Отношение постановщиков к безмерному – по современным понятиям – эгоизму певца-обладателя лиры, отнимающему чужую витальность для собственного спокойствия, не определимо. Конечно, для авторов идеи это не история буквальных смыслов, а притча о тяготении душ вопреки физическим барьерам. Такой подход чреват разного рода философическими кунштюками.
В преамбуле упомянуты орфики с их идеей переселения душ, а после смерти Орфея наглядно мумифицируют, что дает возможность начитанным зрителям вспомнить о древнеегипетской идее нескольких разновидностей души, посмертно проявленных именно при физическом сохранении тела умершего. Мумифицированный Орфей попадает в мир за гранью, где, с помощью коллег по жизни на том свете, преображается в духовную белую сущность. И все завертелось.

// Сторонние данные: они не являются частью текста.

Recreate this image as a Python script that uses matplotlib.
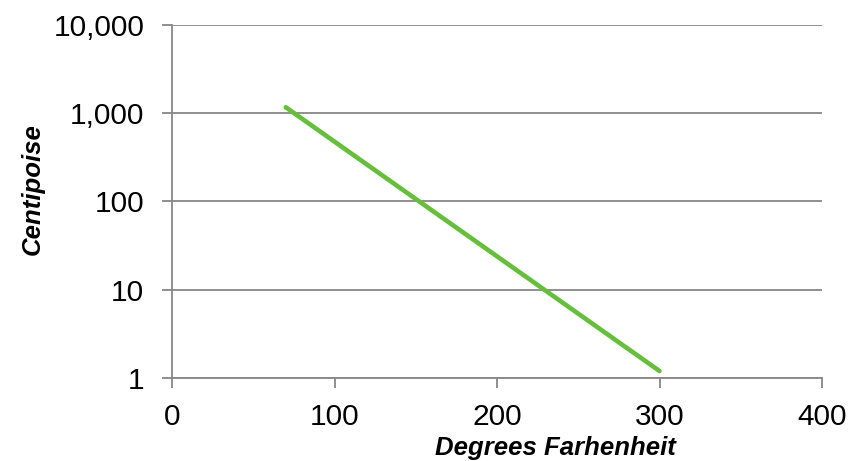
import matplotlib.pyplot as plt
from matplotlib.ticker import FuncFormatter

# data
temperature_f = [70, 300]
viscosity_cp = [1170, 1.2]

x_ticks = [0, 100, 200, 300, 400]
y_ticks = [1, 10, 100, 1000, 10000]

plt.rcParams['font.family'] = ['Liberation Sans', 'DejaVu Sans']

fig = plt.figure(figsize=(8.6, 4.61), dpi=100)
ax = fig.add_axes([172 / 860, 83 / 461, 650 / 860, 353 / 461])

ax.plot(temperature_f, viscosity_cp, color='#66bf3a', linewidth=3.3,
        solid_capstyle='round')

ax.set_yscale('log')
ax.set_ylim(1, 10000)
ax.set_xlim(0, 400)
ax.set_xticks(x_ticks)
ax.set_yticks(y_ticks)
ax.yaxis.set_minor_locator(plt.NullLocator())
ax.yaxis.set_major_formatter(FuncFormatter(lambda v, p: f'{v:,.0f}'))

ax.grid(True, axis='y', color='#878787', linewidth=1.3)
ax.set_axisbelow(True)

for side in ['top', 'right']:
    ax.spines[side].set_visible(False)
for side in ['left', 'bottom']:
    ax.spines[side].set_color('#878787')
    ax.spines[side].set_linewidth(1.3)

ax.tick_params(axis='both', colors='#878787', length=7, width=1.3,
               labelsize=21.5, labelcolor='black')
ax.tick_params(axis='x', pad=11)
ax.tick_params(axis='y', pad=13)

ax.set_xlabel('Degrees Farhenheit', fontsize=18.5, fontweight='bold',
              fontstyle='italic', va='baseline')
ax.xaxis.set_label_coords(555 / 860, 1 - 455 / 461, transform=fig.transFigure)

ax.set_ylabel('Centipoise', fontsize=18.5, fontweight='bold',
              fontstyle='italic', va='center')
ax.yaxis.set_label_coords(33 / 860, 1 - 189 / 461, transform=fig.transFigure)

plt.savefig('out.png', dpi=100)
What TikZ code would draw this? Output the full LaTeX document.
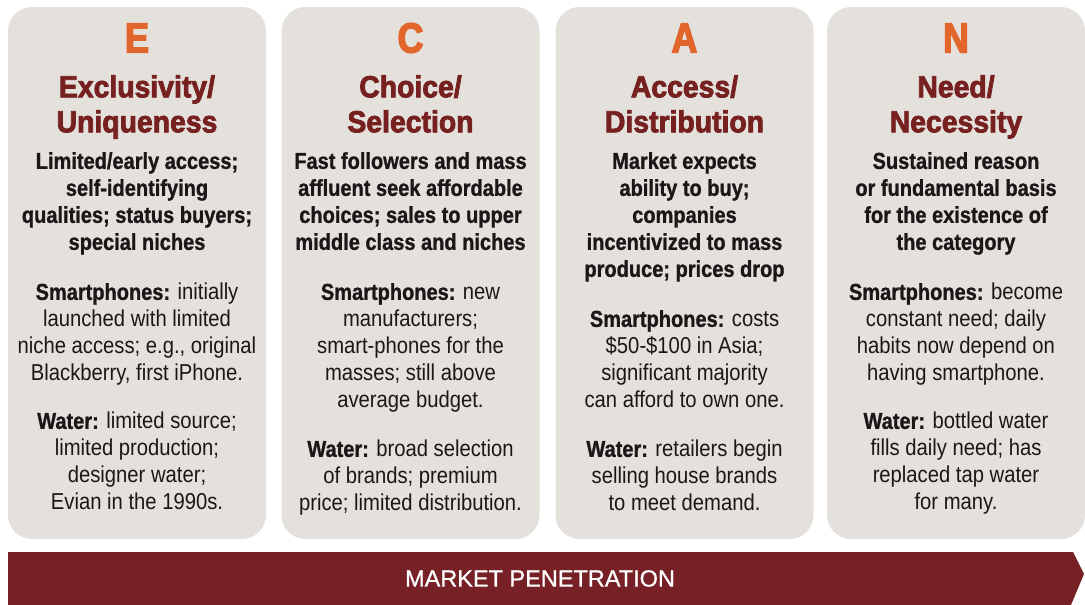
\documentclass[tikz,border=0pt]{standalone}
\usepackage{fontspec}
\setmainfont{Liberation Sans}[FakeStretch=0.88]
\newfontfamily\leadfont{Liberation Sans Bold}[FakeStretch=0.87,FakeBold=1]
\newfontfamily\headfont{Liberation Sans Bold}[FakeStretch=0.93,FakeBold=2.6]
\newfontfamily\letterfont{Liberation Sans Bold}[FakeStretch=0.85,FakeBold=3.5]
\newfontfamily\bandfont{Liberation Sans}[FakeBold=0.8]
\definecolor{boxgray}{HTML}{E4E0DC}
\definecolor{headred}{HTML}{76201F}
\definecolor{letterorange}{HTML}{E2662B}
\definecolor{bandred}{HTML}{772126}
\definecolor{bodyblack}{HTML}{1A1718}
\newcommand{\lbl}[1]{{\leadfont #1}}
\begin{document}
\begin{tikzpicture}[x=1pt,y=-1pt,
  panel/.style={fill=boxgray, rounded corners=24pt, minimum width=258pt, minimum height=532pt, inner sep=0pt},
  letter/.style={inner sep=0pt, text=letterorange, font=\letterfont\fontsize{42}{42}\selectfont},
  heading/.style={inner sep=0pt, anchor=north, align=center, text=headred, font=\headfont\fontsize{30.5}{35}\selectfont},
  lead/.style={inner sep=0pt, anchor=north, align=center, text=bodyblack, font=\leadfont\fontsize{23}{27}\selectfont},
  body/.style={inner sep=0pt, anchor=north, align=center, text=bodyblack, font=\fontsize{23}{27}\selectfont},
  bandtext/.style={inner sep=0pt, text=white, font=\bandfont\fontsize{23.5}{23.5}\selectfont}
]
\useasboundingbox (0,0) rectangle (1085,605);

% panels
\node[panel] (p1) at (137,273) {};
\node[panel] (p2) at (410.5,273) {};
\node[panel] (p3) at (684.5,273) {};
\node[panel] (p4) at (956,273) {};

% band arrow
\fill[bandred] (8,552) -- (1073,552) -- (1084,574) -- (1071,605) -- (8,605) -- cycle;
\node[bandtext] (mp) at (540,578.5) {MARKET PENETRATION};

% column 1
\node[letter] (l1) at (137,38) {E};
\node[heading] (h1) at (137,75) {Exclusivity/\\Uniqueness};
\node[lead] (d1) at (137,152) {Limited/early access;\\self-identifying\\qualities; status buyers;\\special niches};
\node[body] (s1) at (137,283) {\lbl{Smartphones:} initially\\launched with limited\\niche access; e.g., original\\Blackberry, first iPhone.};
\node[body] (w1) at (137,412) {\lbl{Water:} limited source;\\limited production;\\designer water;\\Evian in the 1990s.};

% column 2
\node[letter] (l2) at (410.5,38) {C};
\node[heading] (h2) at (410.5,75) {Choice/\\Selection};
\node[lead] (d2) at (410.5,152) {Fast followers and mass\\affluent seek affordable\\choices; sales to upper\\middle class and niches};
\node[body] (s2) at (410.5,283) {\lbl{Smartphones:} new\\manufacturers;\\smart-phones for the\\masses; still above\\average budget.};
\node[body] (w2) at (410.5,440) {\lbl{Water:} broad selection\\of brands; premium\\price; limited distribution.};

% column 3
\node[letter] (l3) at (684.5,38) {A};
\node[heading] (h3) at (684.5,75) {Access/\\Distribution};
\node[lead] (d3) at (684.5,152) {Market expects\\ability to buy;\\companies\\incentivized to mass\\produce; prices drop};
\node[body] (s3) at (684.5,310) {\lbl{Smartphones:} costs\\\$50-\$100 in Asia;\\significant majority\\can afford to own one.};
\node[body] (w3) at (684.5,440) {\lbl{Water:} retailers begin\\selling house brands\\to meet demand.};

% column 4
\node[letter] (l4) at (956,38) {N};
\node[heading] (h4) at (956,75) {Need/\\Necessity};
\node[lead] (d4) at (956,152) {Sustained reason\\or fundamental basis\\for the existence of\\the category};
\node[body] (s4) at (956,283) {\lbl{Smartphones:} become\\constant need; daily\\habits now depend on\\having smartphone.};
\node[body] (w4) at (956,412) {\lbl{Water:} bottled water\\fills daily need; has\\replaced tap water\\for many.};
\end{tikzpicture}
\end{document}
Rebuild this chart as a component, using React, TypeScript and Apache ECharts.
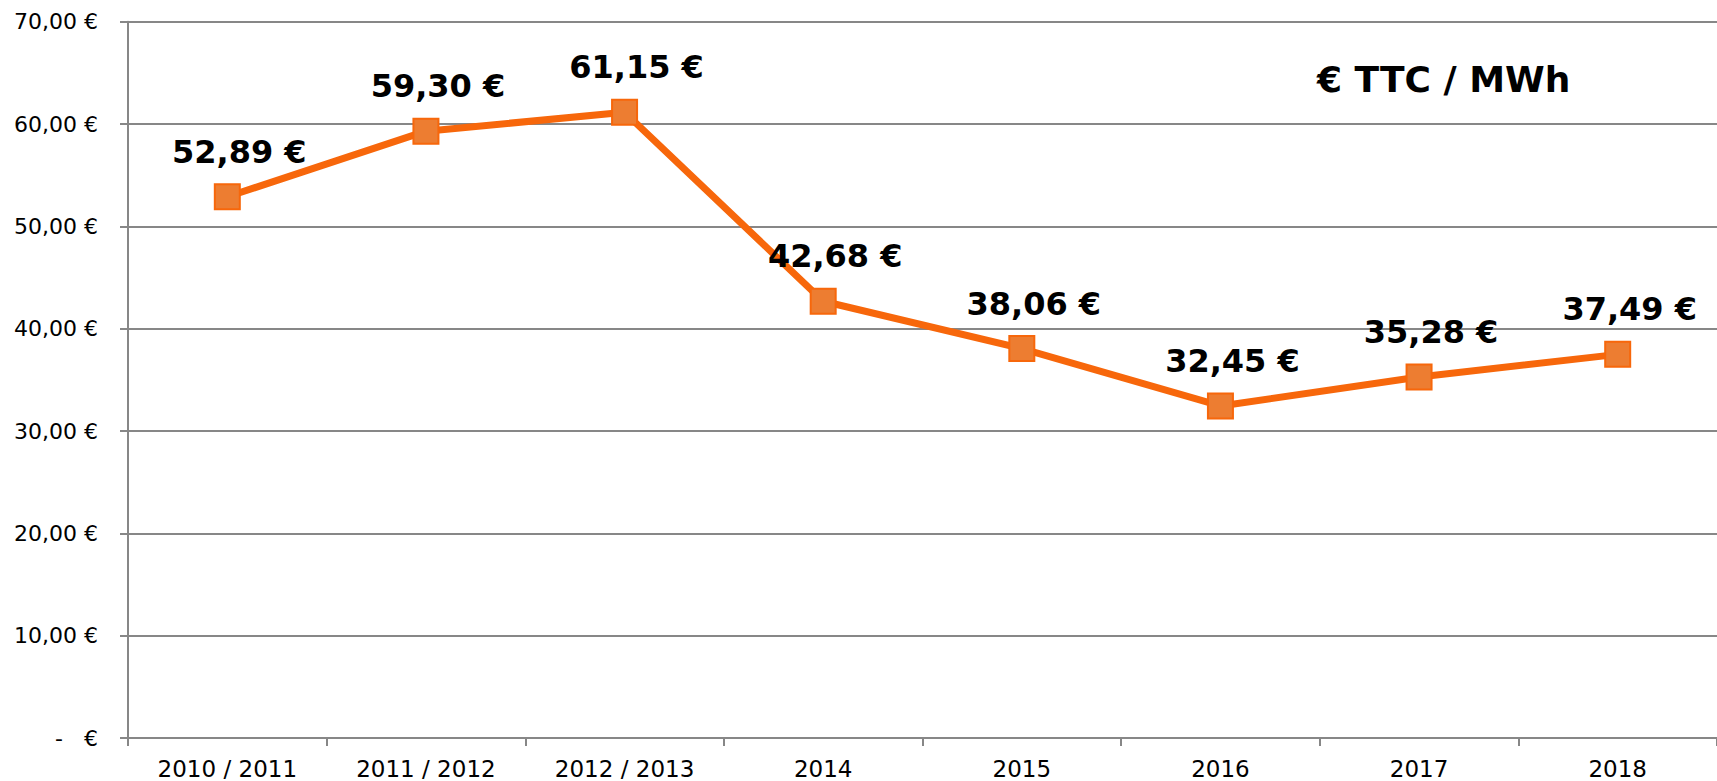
import React, { useEffect, useRef } from "react";
import * as echarts from "echarts";

const categories = ["2010 / 2011", "2011 / 2012", "2012 / 2013", "2014", "2015", "2016", "2017", "2018"];
const prices = [52.89, 59.3, 61.15, 42.68, 38.06, 32.45, 35.28, 37.49];
const yTicks = { min: 0, max: 70, interval: 10 };
const unitTitle = "€ TTC / MWh";

const FONT = "'DejaVu Sans', sans-serif";
const fmt = (v: number) => v.toFixed(2).replace(".", ",") + " €";

export default function App() {
  const ref = useRef<HTMLDivElement>(null);
  useEffect(() => {
    document.body.style.margin = "0";
    const chart = echarts.init(ref.current!, undefined, { renderer: "svg" });
    chart.setOption({
      animation: false,
      backgroundColor: "#ffffff",
      grid: { left: 128, top: 21.7, width: 1600, height: 716.3, containLabel: false },
      graphic: [
        {
          type: "text",
          x: 1317,
          y: 79,
          style: {
            text: unitTitle,
            font: `bold 36px ${FONT}`,
            fill: "#000",
            textAlign: "left",
            textVerticalAlign: "middle",
          },
          z: 10,
        },
      ],
      xAxis: {
        type: "category",
        data: categories,
        boundaryGap: true,
        axisLine: { show: true, lineStyle: { color: "#878787", width: 2 } },
        axisTick: { show: true, length: 8, lineStyle: { color: "#878787", width: 2 } },
        axisLabel: { color: "#000", fontFamily: FONT, fontSize: 23, margin: 19 },
        splitLine: { show: false },
      },
      yAxis: {
        type: "value",
        min: yTicks.min,
        max: yTicks.max,
        interval: yTicks.interval,
        axisLine: { show: true, lineStyle: { color: "#878787", width: 2 } },
        axisTick: { show: true, length: 8, lineStyle: { color: "#878787", width: 2 } },
        axisLabel: {
          color: "#000",
          fontFamily: FONT,
          fontSize: 22,
          margin: 30,
          formatter: (v: number) => (v === 0 ? "-\u00a0\u00a0\u00a0€" : fmt(v)),
        },
        splitLine: { show: true, lineStyle: { color: "#878787", width: 2 } },
      },
      series: [
        {
          type: "line",
          data: prices,
          lineStyle: { color: "#F7670B", width: 7 },
          symbol: "rect",
          symbolSize: 25,
          itemStyle: { color: "#ED7D31", borderColor: "#F7670B", borderWidth: 2 },
          label: {
            show: true,
            position: "inside",
            offset: [12, -45],
            formatter: (p: any) => fmt(p.value),
            color: "#000",
            fontFamily: FONT,
            fontWeight: "bold",
            fontSize: 32,
          },
          z: 3,
        },
      ],
    });
    return () => chart.dispose();
  }, []);
  return <div ref={ref} style={{ width: 1717, height: 781 }} />;
}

Впрочем, слово «наглядно» сильно сказано: зловещий процесс вынимания мозга из черепа и легких из грудной клетки происходит в театре теней за задником (такой театр – сквозной лейтмотив постановки). Мы видим лишь контуры операции, что не страшно. Этот визуальный ход, с игрой размерами контуров фигур, с пылающими точками слепящих фонариков, будет применяться всю дорогу. Оттуда, из мира теней, где находятся и Аид, и Элизиум, придут на авансцену полупрозрачные гневные фурии с длиннющими когтями и белесые пляшущие чудища с клешнями (по виду – раки и омары), вообще всё потустороннее.
Кстати, о хоре. После упорной и продолжительной работы хористов с дирижером они как следует прониклись идеей глюковской музыки и спели очень достойно. Как и оба Орфея – меццо-сопрано Яна Дьякова и Дарья Телятникова: знаменитая Полина Виардо, заложившая в 19-м веке традицию петь эту партию низким женским голосом, не зря, значит, старалась.
С Эвридиками было сложнее: и Татьяна Иващенко, и Анастасия Джилас, кажется, имели проблемы с тесситурой. Верхние ноты не всегда удавались. Лилия Гайсина из МАМТа и Светлана Ползикова (Амур, он же Танатос) получили от хореографа прихотливые смены поз и медленную походку в рапиде, сплошной балет, за этим бы уследить. Уследили и спели.
Спектакль заканчивается долгими танцами и пением, включая финальный хор «Trionfi Amore» в исполнении хора призраков как оммаж счастью бестелесных главных героев. В момент, можно сказать, примирения монстров Аида с тенями Элизиума, тесной связи жизни и смерти. Все-таки зачем режиссеры, пробегая между Эросом и Танатосом, препарировали сюжет, как бальзамировщики – тело Орфея? Чтобы эта страшная сказка, саспенс с элементами хоррора, напоминала о вечности. Возможно, Орфей был прав. Там и правда лучше.